On the operational side, this is the data point that kept the Short position open. Range expansion is one of the conditions of the stop trigger, and with the Range Weekly% at the second lowest level of the year this condition didn’t materialize.
BCP3
The BCP3 closes at 5.45%, halting the decline and holding in positive territory.
In recent years no bearish swing on the indicator has reversed without first passing through negative territory. An early conclusion of the ongoing swing, above zero, would be a statistical exception.
The next candle will show whether the indicator’s swing has room to continue or whether the rotation has actually exhausted.
Overextension MA200W
The overextension on the MA200W rises to 40.51%, attacking the 2020-2022 cycle peak at 43.43%. The all-time record remains far away: the +60.58% of the 1990-2001 cycle (reached in 1998).
The comparison with 2021 is suggestive. In that cycle the first peak above 40% was followed by a decline, a V, and a second peak above 43%. Back then too, at the height of the second peak, prices were in breakout. The bear market arrived only later.
The 2026 structure retraces the same pattern on the indicator: first peak, decline, V, second peak in progress. On prices the picture is equivalent to 2021 at the corresponding moment: today too we are in breakout, today too we don’t know whether the high in formation is the cycle high.
The coming weeks will tell whether the analogy holds. A retracement of prices from current levels would strengthen the parallel with 2021. An extension beyond 43% would shift the reference to the 1990-2001 cycle, with historical room up to 60%.
Conclusion
The indicators continue to describe a market in excess conditions, but the price keeps refusing any bearish confirmation. This is the most relevant point of the week.
After the V traced from the March low, the most recent phase of the move has taken on different characteristics. The new records don’t arrive through clear accelerations or volatility expansions, but through a succession of limited advances.

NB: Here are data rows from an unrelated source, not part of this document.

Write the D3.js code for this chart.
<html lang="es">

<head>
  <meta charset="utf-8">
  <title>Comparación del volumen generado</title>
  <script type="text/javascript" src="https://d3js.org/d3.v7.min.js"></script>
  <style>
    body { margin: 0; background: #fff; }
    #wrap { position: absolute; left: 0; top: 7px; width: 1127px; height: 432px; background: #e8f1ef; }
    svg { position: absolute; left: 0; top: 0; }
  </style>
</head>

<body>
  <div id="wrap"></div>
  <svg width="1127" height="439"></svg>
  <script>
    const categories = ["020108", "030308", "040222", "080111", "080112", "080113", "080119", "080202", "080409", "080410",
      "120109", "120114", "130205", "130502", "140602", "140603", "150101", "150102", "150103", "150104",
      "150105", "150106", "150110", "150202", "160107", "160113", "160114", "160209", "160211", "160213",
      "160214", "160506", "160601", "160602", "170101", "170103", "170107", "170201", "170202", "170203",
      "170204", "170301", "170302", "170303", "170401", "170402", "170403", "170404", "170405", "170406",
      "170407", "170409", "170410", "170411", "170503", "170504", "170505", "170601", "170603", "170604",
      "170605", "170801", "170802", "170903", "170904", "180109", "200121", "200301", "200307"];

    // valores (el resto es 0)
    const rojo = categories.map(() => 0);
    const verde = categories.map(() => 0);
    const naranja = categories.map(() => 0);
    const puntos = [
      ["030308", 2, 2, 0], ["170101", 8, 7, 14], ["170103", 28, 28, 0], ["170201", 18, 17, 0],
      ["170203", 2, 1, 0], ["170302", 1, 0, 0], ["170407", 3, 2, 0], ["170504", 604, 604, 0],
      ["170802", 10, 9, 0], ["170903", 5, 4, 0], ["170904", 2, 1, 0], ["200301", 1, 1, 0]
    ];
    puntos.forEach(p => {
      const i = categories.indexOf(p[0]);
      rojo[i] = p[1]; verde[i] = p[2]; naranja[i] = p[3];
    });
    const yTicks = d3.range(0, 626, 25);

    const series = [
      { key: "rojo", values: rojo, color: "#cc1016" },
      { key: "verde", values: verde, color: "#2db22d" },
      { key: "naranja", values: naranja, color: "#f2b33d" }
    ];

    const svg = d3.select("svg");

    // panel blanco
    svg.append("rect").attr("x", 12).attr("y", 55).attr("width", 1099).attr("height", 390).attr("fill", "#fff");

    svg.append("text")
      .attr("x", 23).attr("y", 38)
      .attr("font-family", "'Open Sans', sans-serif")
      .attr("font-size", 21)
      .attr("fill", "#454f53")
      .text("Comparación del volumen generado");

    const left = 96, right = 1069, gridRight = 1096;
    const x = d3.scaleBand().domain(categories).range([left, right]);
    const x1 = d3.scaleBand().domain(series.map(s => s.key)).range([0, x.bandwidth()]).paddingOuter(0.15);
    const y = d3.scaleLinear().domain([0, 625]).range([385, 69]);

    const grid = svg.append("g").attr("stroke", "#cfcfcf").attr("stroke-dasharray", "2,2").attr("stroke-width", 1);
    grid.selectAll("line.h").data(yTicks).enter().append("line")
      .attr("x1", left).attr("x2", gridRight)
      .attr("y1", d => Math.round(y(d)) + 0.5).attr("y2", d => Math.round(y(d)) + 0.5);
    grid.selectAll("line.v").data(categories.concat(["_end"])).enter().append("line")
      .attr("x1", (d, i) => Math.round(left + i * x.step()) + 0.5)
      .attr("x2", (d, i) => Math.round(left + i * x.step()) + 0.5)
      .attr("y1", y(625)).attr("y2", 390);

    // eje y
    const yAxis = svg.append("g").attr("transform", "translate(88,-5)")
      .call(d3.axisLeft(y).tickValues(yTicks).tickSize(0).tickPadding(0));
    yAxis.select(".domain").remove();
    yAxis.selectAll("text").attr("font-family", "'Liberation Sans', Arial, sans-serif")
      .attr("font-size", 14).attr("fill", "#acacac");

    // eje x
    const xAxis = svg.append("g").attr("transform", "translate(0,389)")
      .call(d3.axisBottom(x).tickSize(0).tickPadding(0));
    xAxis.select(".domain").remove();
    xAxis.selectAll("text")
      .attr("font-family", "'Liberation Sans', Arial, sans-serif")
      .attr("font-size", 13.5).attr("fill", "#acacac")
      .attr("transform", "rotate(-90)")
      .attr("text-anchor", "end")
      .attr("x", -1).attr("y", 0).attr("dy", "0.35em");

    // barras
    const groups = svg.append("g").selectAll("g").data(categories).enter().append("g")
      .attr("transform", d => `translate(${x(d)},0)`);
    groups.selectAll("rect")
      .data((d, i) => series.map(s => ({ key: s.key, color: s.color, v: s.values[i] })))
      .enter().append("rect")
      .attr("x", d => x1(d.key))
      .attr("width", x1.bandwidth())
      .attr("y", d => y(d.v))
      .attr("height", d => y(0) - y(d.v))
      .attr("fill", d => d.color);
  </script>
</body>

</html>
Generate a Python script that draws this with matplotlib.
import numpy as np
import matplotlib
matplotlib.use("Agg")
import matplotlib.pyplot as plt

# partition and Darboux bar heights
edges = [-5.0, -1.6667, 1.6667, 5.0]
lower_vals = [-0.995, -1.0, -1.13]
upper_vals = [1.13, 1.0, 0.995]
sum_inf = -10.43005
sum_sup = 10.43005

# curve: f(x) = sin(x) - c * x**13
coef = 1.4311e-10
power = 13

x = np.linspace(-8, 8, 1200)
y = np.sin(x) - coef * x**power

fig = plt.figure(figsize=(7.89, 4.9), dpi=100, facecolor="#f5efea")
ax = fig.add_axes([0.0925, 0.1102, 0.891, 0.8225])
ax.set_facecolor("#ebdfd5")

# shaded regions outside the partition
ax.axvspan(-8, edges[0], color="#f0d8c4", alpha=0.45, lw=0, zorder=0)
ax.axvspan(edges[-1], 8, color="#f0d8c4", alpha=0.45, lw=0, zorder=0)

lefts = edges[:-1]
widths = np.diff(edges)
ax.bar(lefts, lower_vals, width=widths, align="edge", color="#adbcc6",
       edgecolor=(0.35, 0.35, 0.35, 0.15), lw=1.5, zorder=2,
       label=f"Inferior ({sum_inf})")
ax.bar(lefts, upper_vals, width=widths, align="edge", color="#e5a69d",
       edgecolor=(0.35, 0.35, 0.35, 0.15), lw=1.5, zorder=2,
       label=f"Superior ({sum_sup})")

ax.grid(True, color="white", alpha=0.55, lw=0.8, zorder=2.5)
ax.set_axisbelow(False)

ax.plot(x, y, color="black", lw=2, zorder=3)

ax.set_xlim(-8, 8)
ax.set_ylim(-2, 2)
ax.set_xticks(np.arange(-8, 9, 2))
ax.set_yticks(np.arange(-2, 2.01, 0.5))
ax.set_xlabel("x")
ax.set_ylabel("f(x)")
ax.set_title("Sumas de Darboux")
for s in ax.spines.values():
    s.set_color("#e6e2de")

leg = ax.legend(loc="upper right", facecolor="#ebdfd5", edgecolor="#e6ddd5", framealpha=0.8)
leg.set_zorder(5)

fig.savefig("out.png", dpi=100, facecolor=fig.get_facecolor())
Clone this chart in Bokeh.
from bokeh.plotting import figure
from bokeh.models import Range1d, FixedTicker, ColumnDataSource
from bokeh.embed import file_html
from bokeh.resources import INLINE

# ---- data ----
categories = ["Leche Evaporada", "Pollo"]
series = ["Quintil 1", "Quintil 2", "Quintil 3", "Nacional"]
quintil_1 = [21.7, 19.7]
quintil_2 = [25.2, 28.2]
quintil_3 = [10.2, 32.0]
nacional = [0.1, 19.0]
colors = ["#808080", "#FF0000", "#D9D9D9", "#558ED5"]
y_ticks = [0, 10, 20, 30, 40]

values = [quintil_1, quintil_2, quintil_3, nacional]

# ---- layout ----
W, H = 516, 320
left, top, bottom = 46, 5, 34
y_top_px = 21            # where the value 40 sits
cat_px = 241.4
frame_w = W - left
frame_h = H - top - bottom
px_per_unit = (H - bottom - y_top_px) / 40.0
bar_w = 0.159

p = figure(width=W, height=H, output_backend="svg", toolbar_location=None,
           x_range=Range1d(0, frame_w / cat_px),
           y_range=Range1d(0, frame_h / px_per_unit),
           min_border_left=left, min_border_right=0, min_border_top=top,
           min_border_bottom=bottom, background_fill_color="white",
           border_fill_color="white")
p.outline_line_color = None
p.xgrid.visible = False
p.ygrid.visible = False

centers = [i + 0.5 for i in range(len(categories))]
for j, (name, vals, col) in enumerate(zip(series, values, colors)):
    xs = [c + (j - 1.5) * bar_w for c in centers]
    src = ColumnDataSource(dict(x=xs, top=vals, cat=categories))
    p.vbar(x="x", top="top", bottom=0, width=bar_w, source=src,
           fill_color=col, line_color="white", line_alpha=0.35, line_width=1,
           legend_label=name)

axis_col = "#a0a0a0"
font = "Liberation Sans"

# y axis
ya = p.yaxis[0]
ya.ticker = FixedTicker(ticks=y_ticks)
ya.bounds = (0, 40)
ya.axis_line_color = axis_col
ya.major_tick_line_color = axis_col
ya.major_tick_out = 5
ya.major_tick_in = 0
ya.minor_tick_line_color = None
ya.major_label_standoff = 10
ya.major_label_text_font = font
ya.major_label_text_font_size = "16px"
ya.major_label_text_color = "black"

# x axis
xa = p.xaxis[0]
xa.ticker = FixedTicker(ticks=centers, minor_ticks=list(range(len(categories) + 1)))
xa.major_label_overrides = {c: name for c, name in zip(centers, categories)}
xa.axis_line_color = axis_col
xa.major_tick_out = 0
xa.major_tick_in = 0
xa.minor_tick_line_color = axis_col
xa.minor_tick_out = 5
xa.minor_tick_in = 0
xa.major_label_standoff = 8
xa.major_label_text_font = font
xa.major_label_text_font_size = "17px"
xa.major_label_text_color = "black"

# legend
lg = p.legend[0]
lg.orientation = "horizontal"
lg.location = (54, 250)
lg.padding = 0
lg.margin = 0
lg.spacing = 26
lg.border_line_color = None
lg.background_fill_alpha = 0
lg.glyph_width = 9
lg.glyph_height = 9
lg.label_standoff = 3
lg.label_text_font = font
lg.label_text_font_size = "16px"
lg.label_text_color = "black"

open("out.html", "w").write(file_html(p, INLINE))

Taken individually they look minor; added up, they have brought the index to nine consecutive weeks of gains, matching one of the 25-year records.
For the system’s Short position this is a particularly complex configuration. The indicators remain consistent with an excess reading: the MA200W overextension is attacking the 2020-2022 cycle highs, the Range Weekly% prints the second lowest value of the year and the BCP3 remains in an incomplete bearish swing. On the price side, however, the market keeps updating historical records.
The consequence is that the trade keeps deteriorating without the conditions required for the exit trigger being met. None of the anomalies observed in recent weeks, from the Capped ATH Close to the new highs printed in range compression, has been enough to activate the realignment required by the system.
The position therefore remains open and no trigger is currently active. The coming weeks will show whether the indicators reabsorb the signaled excesses or whether the market keeps pushing further, extending a move that has already reached statistically extreme levels.